- [WHAT TO PRODUCE] Reproduce nothing but the lines from the start of the material through the line that includes "const seriesNames = ['Ofentemperatur", both ends included, and omit every picture.

- [DATA SEGMENT]
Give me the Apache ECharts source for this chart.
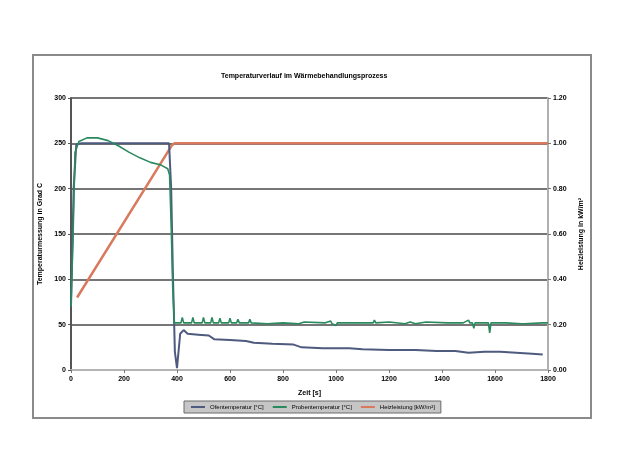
<!DOCTYPE html>
<html>
<head>
<meta charset="utf-8">
<script src="https://cdn.jsdelivr.net/npm/echarts@6/dist/echarts.min.js"></script>
<style>
html,body{margin:0;padding:0;background:#fff;}
#chart{width:634px;height:475px;}
</style>
</head>
<body>
<div id="chart"></div>
<script>
// ---- data ----
const titleText = 'Temperaturverlauf im Wärmebehandlungsprozess';
const xName = 'Zeit [s]';
const leftName = 'Temperaturmessung in Grad C';
const rightName = 'Heizleistung in kW/m²';
const seriesNames = ['Ofentemperatur [°C]', 'Probentemperatur [°C]', 'Heizleistung [kW/m²]'];

const ofenTime = [0, 10, 20, 40, 100, 200, 300, 370, 378, 385, 392, 400, 412, 425, 440, 480, 520, 540, 600, 660, 690, 760, 840, 870, 950, 1050, 1100, 1200, 1300, 1380, 1450, 1500, 1560, 1620, 1680, 1740, 1780];
const ofenTemp = [70, 200, 249, 250, 250, 250, 250, 250, 200, 100, 20, 2, 40, 44, 40, 39, 38, 34, 33, 32, 30, 29, 28, 25, 24, 24, 23, 22, 22, 21, 21, 19, 20, 20, 19, 18, 17];

const probeTime = [0, 8, 15, 30, 60, 100, 140, 180, 220, 260, 300, 340, 365, 372, 378, 384, 390,
  400, 415, 420, 425, 455, 460, 465, 495, 500, 505, 527, 532, 537, 557, 562, 567, 595, 600, 605,
  625, 630, 635, 670, 675, 680, 740, 800, 860, 880, 885, 960, 980, 985, 1000, 1005, 1080, 1085, 1090,
  1140, 1145, 1150, 1200, 1260, 1280, 1300, 1340, 1345, 1420, 1425, 1430, 1480, 1500, 1505,
  1515, 1520, 1525, 1575, 1580, 1585, 1640, 1700, 1705, 1710, 1780, 1800];
const probeTemp = [70, 150, 240, 252, 256, 256, 253, 247, 240, 234, 229, 226, 222, 215, 160, 90, 52,
  52, 52, 58, 52, 52, 58, 52, 52, 58, 52, 52, 58, 52, 52, 57, 52, 52, 57, 52,
  52, 56, 52, 52, 56, 52, 51, 52, 51, 53, 51, 52, 54, 51, 49, 52, 52, 54, 52,
  52, 55, 52, 53, 51, 53, 51, 53, 51, 52, 54, 52, 52, 55, 52,
  52, 46, 52, 52, 41, 52, 52, 51, 53, 51, 52, 52];

const powerTime = [23, 380, 390, 1800];
const powerValue = [0.32, 0.99, 1.0, 1.0];

const leftMin = 0, leftMax = 300, leftStep = 50;
const rightMin = 0, rightMax = 1.2, rightStep = 0.2;
const xMin = 0, xMax = 1800, xStep = 200;

// ---- chart ----
const zip = (a, b) => a.map((t, i) => [t, b[i]]);
const font = 'Liberation Sans, Arial, sans-serif';
const chart = echarts.init(document.getElementById('chart'), null, {renderer: 'canvas'});
chart.setOption({
  animation: false,
  backgroundColor: '#ffffff',
  textStyle: {fontFamily: font},
  title: {
    text: titleText, left: 216, top: 68,
    textStyle: {fontSize: 7, fontWeight: 'bold', color: '#000', fontFamily: font}
  },
  graphic: [{
    type: 'rect', z: -1, silent: true,
    shape: {x: 33, y: 55, width: 558, height: 363},
    style: {fill: 'none', stroke: '#8a8a8a', lineWidth: 2}
  }],
  legend: {
    left: 184, top: 401,
    itemWidth: 14, itemHeight: 2, itemGap: 8,
    padding: [3, 6],
    backgroundColor: '#c6c6c6', borderColor: '#6a6a6a', borderWidth: 1,
    textStyle: {fontSize: 6, color: '#000', fontFamily: font},
    data: seriesNames
  },
  grid: {
    left: 71, right: 86, top: 98, bottom: 105,
    show: true, borderColor: '#cfcfcf', borderWidth: 1, backgroundColor: '#ffffff'
  },
  xAxis: {
    type: 'value', min: xMin, max: xMax, interval: xStep,
    name: xName, nameLocation: 'middle', nameGap: 20,
    nameTextStyle: {fontSize: 7, fontWeight: 'bold', color: '#000'},
    axisLine: {show: true, lineStyle: {color: '#b4b4b4', width: 2}},
    axisTick: {show: true, length: 3, lineStyle: {color: '#777'}},
    axisLabel: {fontSize: 7, fontWeight: 'bold', color: '#000', margin: 6,
      formatter: v => String(v)},
    splitLine: {show: false}
  },
  yAxis: [{
    type: 'value', min: leftMin, max: leftMax, interval: leftStep,
    name: leftName, nameLocation: 'middle', nameGap: 26, nameRotate: 90,
    nameTextStyle: {fontSize: 7, fontWeight: 'bold', color: '#000'},
    axisLine: {show: true, lineStyle: {color: '#555', width: 2}},
    axisTick: {show: true, length: 3, lineStyle: {color: '#555'}},
    axisLabel: {fontSize: 7, fontWeight: 'bold', color: '#000', margin: 5},
    splitLine: {show: true, lineStyle: {color: '#767676', width: 2}}
  }, {
    type: 'value', min: rightMin, max: rightMax, interval: rightStep,
    name: rightName, nameLocation: 'middle', nameGap: 30, nameRotate: 90,
    nameTextStyle: {fontSize: 7, fontWeight: 'bold', color: '#000'},
    axisLine: {show: true, lineStyle: {color: '#b0b0b0', width: 2}},
    axisTick: {show: true, length: 3, lineStyle: {color: '#777'}},
    axisLabel: {fontSize: 7, fontWeight: 'bold', color: '#000', margin: 5,
      formatter: v => v.toFixed(2)},
    splitLine: {show: false}
  }],
  series: [{
    name: seriesNames[2], type: 'line', yAxisIndex: 1, symbol: 'none', z: 3,
    data: zip(powerTime, powerValue),
    lineStyle: {color: '#d97a5e', width: 2.5}, itemStyle: {color: '#d97a5e'}
  }, {
    name: seriesNames[0], type: 'line', yAxisIndex: 0, symbol: 'none', z: 4,
    data: zip(ofenTime, ofenTemp),
    lineStyle: {color: '#4e5a7e', width: 2}, itemStyle: {color: '#4e5a7e'}
  }, {
    name: seriesNames[1], type: 'line', yAxisIndex: 0, symbol: 'none', z: 5,
    data: zip(probeTime, probeTemp),
    lineStyle: {color: '#2a8a5e', width: 1.6}, itemStyle: {color: '#2a8a5e'}
  }]
});
</script>
</body>
</html>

- [EXERCISE RESULT]
Give me the Apache ECharts source for this chart.
<!DOCTYPE html>
<html>
<head>
<meta charset="utf-8">
<script src="https://cdn.jsdelivr.net/npm/echarts@6/dist/echarts.min.js"></script>
<style>
html,body{margin:0;padding:0;background:#fff;}
#chart{width:634px;height:475px;}
</style>
</head>
<body>
<div id="chart"></div>
<script>
// ---- data ----
const titleText = 'Temperaturverlauf im Wärmebehandlungsprozess';
const xName = 'Zeit [s]';
const leftName = 'Temperaturmessung in Grad C';
const rightName = 'Heizleistung in kW/m²';
const seriesNames = ['Ofentemperatur [°C]', 'Probentemperatur [°C]', 'Heizleistung [kW/m²]'];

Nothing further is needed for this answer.